I'm one of those old timers that likes to supplement my filtration with undergravel filters, but I couldn't find any pet or fish stores that carried them. But I mentioned it to the manager of a chain pet shop and she told me that even though she doesn't stock them, she could order me one and have it in 3 days. A local petshop, especially if it's part of a large chain may be able to order you one. Just give them the maker of your tank and measure the exact dimensions of what you want. You may not have to go the custom route.

Sent from my LGMS210 using Tapatalk


----------



## jeffkrol (Jun 5, 2013)

tamdwells said:


> I am new here, hello all
> 
> I have a 37 gallon Top Fin tank that I want to replace the hood on it with a hinged glass canopy hood to go with my Fluval 3.0 LED plant light. The interior measurements are: 28 3/4" long, 10 7/8" deep and 24" tall. I can find alot of canopies out there that would sit on top of the edges of the tank but none small enough to sit down in the tank on the lip where the current lid sits. Am I looking at perhaps getting something custom made?
> 
> ...



any window glass cutter can cut you pieces.. handles, hinge and plastic strip (for cutouts of filters ect.) are easy enough to find..
Recommend looking for clear hinges not the stupid Aqueon black/brown ones..


you can get fancier w/ sliding glass covers.
http://www.plantedtank.net/forums/20-diy/42194-sliding-glass-top-how.html


----------



## tamdwells (May 19, 2018)

Thank you, pretty sure that is the way I will end up going.
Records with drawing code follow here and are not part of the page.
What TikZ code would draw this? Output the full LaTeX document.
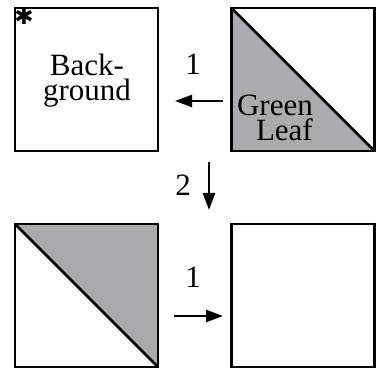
\documentclass[tikz,border=0pt]{standalone}
\usepackage{fontspec}
\setmainfont{Liberation Serif}
\newfontfamily\symfont{DejaVu Sans}
\usetikzlibrary{arrows.meta}
\definecolor{leafgray}{RGB}{170,171,175}

\begin{document}
\begin{tikzpicture}[x=1pt, y=-1pt, every node/.style={font=\fontsize{31}{25}\selectfont, inner sep=0pt}, >={Triangle[length=17pt,width=12pt]}, sq/.style={draw, line width=2.6pt, minimum size=143pt}, lowleaf/.style={path picture={\fill[leafgray] (path picture bounding box.north west) -- (path picture bounding box.south east) -- (path picture bounding box.south west) -- cycle; \draw[line width=2.6pt] (path picture bounding box.north west) -- (path picture bounding box.south east);}}, highleaf/.style={path picture={\fill[leafgray] (path picture bounding box.north west) -- (path picture bounding box.south east) -- (path picture bounding box.north east) -- cycle; \draw[line width=2.6pt] (path picture bounding box.north west) -- (path picture bounding box.south east);}}, step arrow/.style={->, line width=2.2pt}]
	\useasboundingbox (0,0) rectangle (378,371);
	\node[sq] (bg) at (86.5,79.5) {};
	\node[sq, lowleaf] (leaf) at (303,79.5) {};
	\node[sq, highleaf] (flip) at (86.5,295.5) {};
	\node[sq] (out) at (303,295.5) {};
	\node[align=center] (bgtext) at (87,81) {Back-\\ground};
	\node[align=right, anchor=east] (leaftext) at (313,118) {Green\\Leaf};
	\node[font=\symfont\fontsize{23}{23}\selectfont] (star) at (24,16) {✱};
	\coordinate (a1s) at (223,101);
	\coordinate (a1e) at (175,101);
	\coordinate (a2s) at (209,162);
	\coordinate (a2e) at (209,210);
	\coordinate (a3s) at (174,316);
	\coordinate (a3e) at (223,316);
	\draw[step arrow] (a1s) -- (a1e);
	\draw[step arrow] (a2s) -- (a2e);
	\draw[step arrow] (a3s) -- (a3e);
	\node (one) at (193,64) {1};
	\node (two) at (183,185) {2};
	\node (oneb) at (193,277) {1};
\end{tikzpicture}
\end{document}
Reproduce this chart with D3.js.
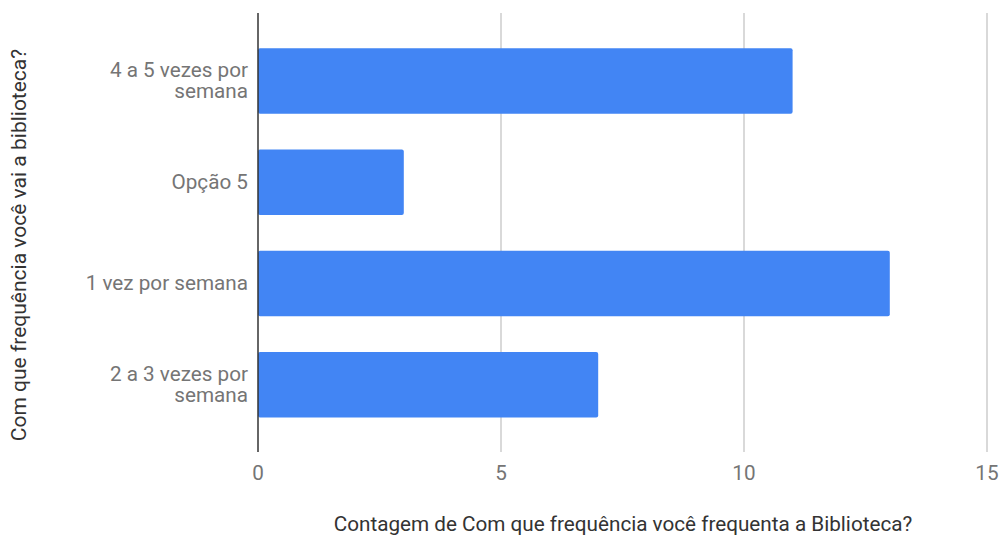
<!DOCTYPE html>
<html>
<head>
<meta charset="utf-8">
<script src="https://cdn.jsdelivr.net/npm/d3@7"></script>
<style>
html,body{margin:0;padding:0;background:#fff;}
svg{display:block;font-family:Roboto, sans-serif;}
</style>
</head>
<body>
<svg id="chart" width="1002" height="536"></svg>
<script>
const categories = ["4 a 5 vezes por semana", "Opção 5", "1 vez por semana", "2 a 3 vezes por semana"];
const categoryLines = [["4 a 5 vezes por", "semana"], ["Opção 5"], ["1 vez por semana"], ["2 a 3 vezes por", "semana"]];
const values = [11, 3, 13, 7];
const xTicks = [0, 5, 10, 15];
const xTitle = "Contagem de Com que frequência você frequenta a Biblioteca?";
const yTitle = "Com que frequência você vai a biblioteca?";

const svg = d3.select("#chart");
const x = d3.scaleLinear().domain([0, 15]).range([258, 987]);
const y = d3.scaleBand().domain(categories).range([30.4, 435.4]).paddingInner(0.355).paddingOuter(0.1775);
const textColor = "#757575";
const fs = 20.7;

// gridlines
svg.append("g").selectAll("line").data(xTicks.filter(d => d !== 0)).join("line")
  .attr("x1", d => x(d)).attr("x2", d => x(d))
  .attr("y1", 13).attr("y2", 452)
  .attr("stroke", "#cccccc").attr("stroke-width", 1.5);

// bars
svg.append("g").selectAll("rect").data(categories).join("rect")
  .attr("x", x(0)).attr("y", d => y(d))
  .attr("width", (d, i) => x(values[i]) - x(0))
  .attr("height", y.bandwidth())
  .attr("rx", 2).attr("fill", "#4285f4");

// zero axis line
svg.append("line").attr("x1", x(0)).attr("x2", x(0)).attr("y1", 13).attr("y2", 452)
  .attr("stroke", "#333333").attr("stroke-width", 1.5);

// x tick labels
svg.append("g").selectAll("text").data(xTicks).join("text")
  .attr("x", d => x(d)).attr("y", 480)
  .attr("text-anchor", "middle").attr("fill", textColor)
  .attr("font-size", fs).text(d => d);

// y category labels
const lh = 21;
svg.append("g").selectAll("text").data(categories).join("text")
  .attr("text-anchor", "end").attr("fill", textColor).attr("font-size", fs)
  .each(function(d, i) {
    const lines = categoryLines[i];
    const cy = y(d) + y.bandwidth() / 2;
    const start = cy - (lines.length - 1) * lh / 2 + 6.5;
    d3.select(this).selectAll("tspan").data(lines).join("tspan")
      .attr("x", 248).attr("y", (l, j) => start + j * lh).text(l => l);
  });

// x title
svg.append("text").attr("x", 623).attr("y", 531).attr("text-anchor", "middle")
  .attr("fill", "#333333").attr("font-size", fs).text(xTitle);

// y title
svg.append("text").attr("transform", "translate(26,245) rotate(-90)")
  .attr("text-anchor", "middle").attr("fill", "#333333").attr("font-size", 21).text(yTitle);
</script>
</body>
</html>
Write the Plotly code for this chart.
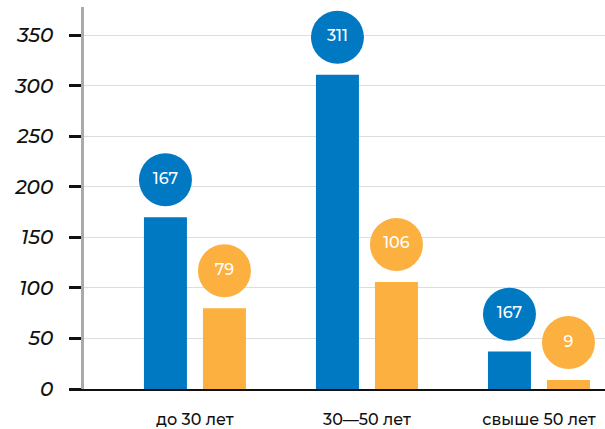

I see the parts available on Amazon.


----------



## ChrisX (May 28, 2017)

tamdwells said:


> Thank you, pretty sure that is the way I will end up going. I see the parts available on Amazon.


You can cut the glass yourself, I just did this a few weeks ago.

Sheets of glass at home depot: https://www.homedepot.com/p/24-in-x-30-in-x-0-125-in-Clear-Glass-92430/300068377

Glass cutter is five bucks.

Glass is easier to cut than acrylic imo.


----------



## jeffkrol (Jun 5, 2013)

ChrisX said:


> You can cut the glass yourself, I just did this a few weeks ago.
> 
> Sheets of glass at home depot: https://www.homedepot.com/p/24-in-x-30-in-x-0-125-in-Clear-Glass-92430/300068377
> 
> ...


Personally,, to thin..3/16 is the thinnest I go..

BTW: Lowes will cut it for you free.. but again, thickest is 1/8


----------